Isabel Chapman is a freelance project manager and youth expert
Last year I was fortunate enough to secure funding from the EU for a young people’s project, which I then went on to manage in three central London boroughs.
The money came through the Erasmus + programme, which is normally associated to university grants allowing students to experience a year in a different EU country. What not many people know is that Erasmus currently funds lots of volunteer and educational projects which entail no travel at all – expect perhaps for a shift in perspectives.
The Relationship Status: It’s Complicated project aimed to engage young people living in socially deprived neighbourhoods across London to come together to discuss key issues they felt passionately about, joining conversations they currently felt excluded from. Once the groups had decided their topics they had to work together, interview policy experts and organise three events involving professionals and policy makers.
The Erasmus+ funding was awarded on the premise that social mobility can be achieved within our own communities and great opportunities are often right on our doorsteps. Erasmus+ were keen to reach out to young people from socially deprived backgrounds in the hope that if and when they study at university level they will be more likely to access further Erasmus+ funding opportunities. Historically young people who are more socially mobile have tended to take advantage of the Erasmus+ opportunities to study abroad at university in greater numbers than their counterparts from more deprived neighbourhoods.
RSIC young people were recruited from estates and schools in Westminster, Southwark and Tower Hamlets. The project turned out to be easy to promote despite initial uncertainly that young people would be interested in something like this: it soon became obvious that they were. When delivery started young people quickly decided on three topics: Political Disengagement, Consent and Sex Education, Social Media and Online Safety.

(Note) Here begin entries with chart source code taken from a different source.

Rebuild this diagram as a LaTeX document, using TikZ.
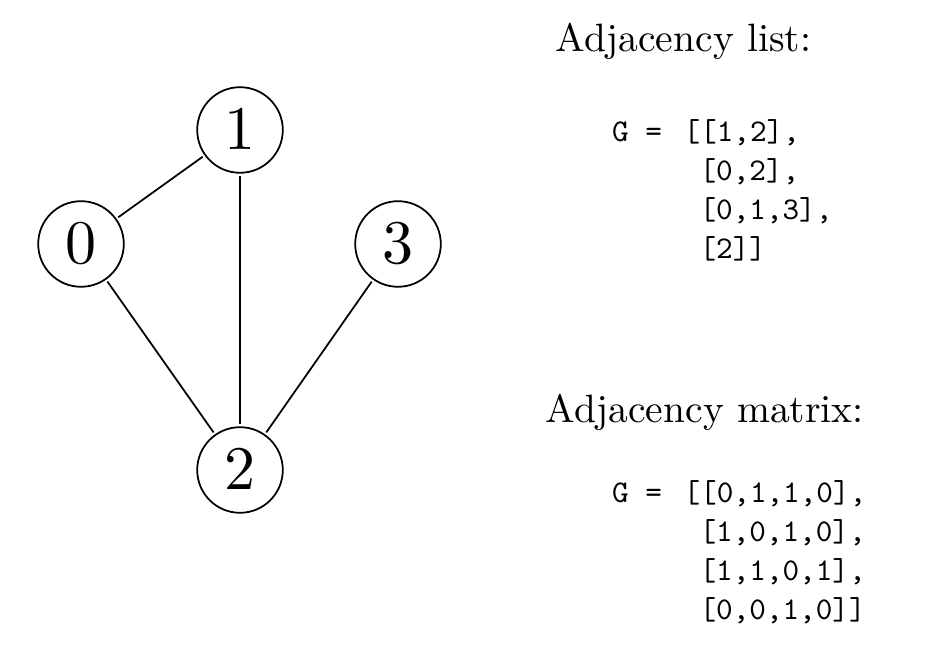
\documentclass[tikz,border=0pt]{standalone}
\usepackage{amsmath}
\usepackage{tikz}
\tikzstyle{vertice}=[circle,draw,inner sep=0pt,minimum size=0.485cm,scale=3.53]
\tikzstyle{titulo}=[inner sep=0pt,anchor=base west,scale=2.25]
\tikzstyle{codigo}=[inner sep=0pt,anchor=base west,scale=1.8,font=\ttfamily]

\begin{document}
\begin{tikzpicture}[line width=1pt]
    \useasboundingbox (0,0) rectangle (18.6,13);
    % grafo
    \node [vertice] (v0) at (1.62, 8.12) {$0$};
    \node [vertice] (v1) at (4.80, 10.40) {$1$};
    \node [vertice] (v2) at (4.80, 3.60) {$2$};
    \node [vertice] (v3) at (7.96, 8.12) {$3$};
    \draw (v0) -- (v1);
    \draw (v1) -- (v2);
    \draw (v0) -- (v2);
    \draw (v3) -- (v2);
    % lista de adyacencia
    \node [titulo] (tlista) at (11.08, 11.96) {Adjacency list:};
    \node [codigo] (glista) at (12.21, 10.16) {G =};
    \node [codigo] (l0) at (13.64, 10.16) {[[1,2],};
    \node [codigo] (l1) at (13.96, 9.38) {[0,2],};
    \node [codigo] (l2) at (13.96, 8.60) {[0,1,3],};
    \node [codigo] (l3) at (13.96, 7.82) {[2]]};
    % matriz de adyacencia
    \node [titulo] (tmatriz) at (10.88, 4.54) {Adjacency matrix:};
    \node [codigo] (gmatriz) at (12.21, 2.94) {G =};
    \node [codigo] (m0) at (13.64, 2.94) {[[0,1,1,0],};
    \node [codigo] (m1) at (13.96, 2.16) {[1,0,1,0],};
    \node [codigo] (m2) at (13.96, 1.38) {[1,1,0,1],};
    \node [codigo] (m3) at (13.96, 0.60) {[0,0,1,0]]};
\end{tikzpicture}
\end{document}
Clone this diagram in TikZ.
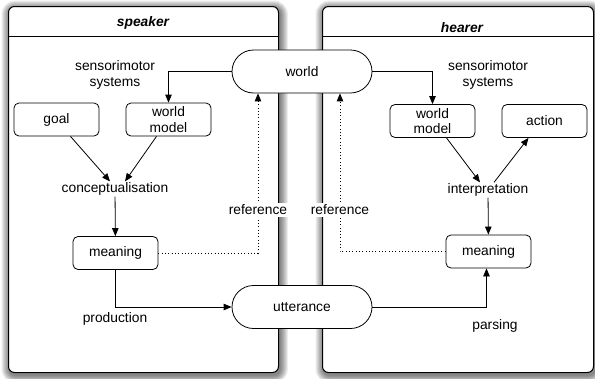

In the run up to the 2015 May General Election the issue of political disengagement could not have been more topical. The young people leading the design and delivery of this event interviewed Tower Hamlet’s Council Youth Participation Officer, Boris Rupnik, to understand how their local council promotes opportunities for young people to vote and participate in local politics to have their voices heard.
An important aspect to the RSIC project to facilitate discussions between young people and policy makers to come to a clearer understanding of the issues, barriers and potential solutions. Many projects ask young people what they want to change or challenge, what do they dislike about their area or school or life in general but do not always inform them about services, charities or policy initiatives that deal those issues on a local, national or international scale. By connecting and informing young people and policy makers in order to foster change the project was innovative, and each of the events gave both sides lots of food for thought.
The second event was held at Notre Dame, a brilliant catholic girl’s school in Southwark. The Consent, SRE & Young People’s Conference was a huge success, bringing together over 90 young people and professionals. Young people led the panel discussion and hosted a game of ‘Sex Education Snakes and Ladders.’ Breakout activities were hosted by London Citizens and The Schools Consent Project. This surely must be the first ever Erasmus+ project to deliver a Sex and Relationship Education conference at a catholic girl’s school.
The last event was held at the House of Commons, again with young people leading the panel discussion with professionals from Childnet, AVA, The Office of the Children’s Commissioner and EVAW. In the presence of a number of MPs. The event focused on issues like online exploitation, sexting and radicalisation and what the Government could do to improve young people’s experiences on social media, including online safety.
Rapid advances in social media and technology results in young people’s realities constantly adapting and evolving; how can policy or legislative changes properly support young people if we as professionals and adults are totally excluded from this virtual world and its complexities? Far from being just ‘talked at’, the young audience generally speaking knew much more than the professionals about social media and had ideas for genuine solutions and a wealth of personal experience they were willing to share with policy makers to inform future initiatives.
As the RSIC project came to an end, it was a huge disappointment when MPs voted against 16-17 year olds having a vote in the forthcoming EU referendum. Having spent the last year of my life facilitating discussions, organising events and political projects with young people I have been incredibly impressed by their passion, knowledge and willingness to be included in these conversations.
If you ask a 15 year old if they are interested in politics they will probably look at you blankly; however if you ask if they care about being able to afford university fees, having access to information about contraception or being able to walk home safely at night or even whether they care if their streets are clean or not, they will have an answer and it will be clear they are engaged and should not be underestimated or excluded.
The notion that only age provides us with the wisdom to engage politically is nonsense. Young people might not be old enough to vote yet but I can tell you from first-hand experience that they are engaged and aware, more so than many adults.
If we as a nation decide to leave the EU this will have serious implications for freedom of movement, trade and the economy, and the young people who have been excluded from voting in the referendum are the very generation who will be left to deal with those consequences. So if we expect them to take on this burden of responsibility and potentially ask them to deal with the disaster that lies ahead of us if we leave the EU, we should at the very least invite young people to the table and for once, properly include them. They are capable, confident and more than ever, ready to lead the debate.